The third possible future is one in which democracy is actually stronger today rather than weaker, as in the second answer, or largely unchanged, as in the first. In short: democracy wasn't all that strong sixty or seventy years ago, it has grown stronger recently, and the media is finally catching up in the digital age to this changed state of affairs. According to this third view, there is much greater public monitoring of government activity than ever before—more of that activity is open to public scrutiny, more of it is scrutinizable by changes in how government operates. At the same time, more private organizations are busy scrutinizing government than ever before— scrutinizing, publicizing what they find, and sometimes suing the government to enforce their view of what the law requires. The news media has not been an unchanged bystander during this growth of "monitorial democracy"; it has aided, abetted, and taken advantage of these changes. And the new digital media ecosystem—one in which a network of amateur watchdogs and professional interest groups interact with online old and new news organizations—is the partial culmination of this process.

These three answers provide us with different normative understandings of the future relationship between digital journalism and democracy. According to answer one, neither democracy nor the media have changed in fundamental and important ways.
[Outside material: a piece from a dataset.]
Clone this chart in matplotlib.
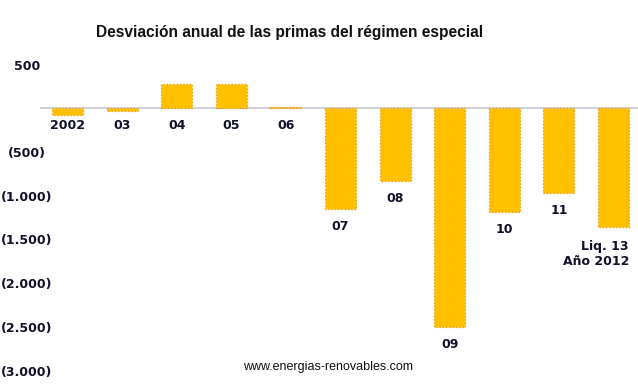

If we believe answer two, democracy has gotten weaker. And according to answer three, democracy (and journalism) are in some important ways better now than they have ever been.

Of course, we don't have to pick just one of these answers and one of these futures to the exclusion of all others. Like much else, the future is complicated. But it is not only complicated—it is also contingent. The relationship between journalism and democracy, and indeed the future of journalism in general, depends on ideas not yet considered, elections not yet held, technologies not yet developed, and accidents that have not yet happened. What is the ultimate future of news? We've done our best to sketch out some possibilities. But in the end, only time will tell.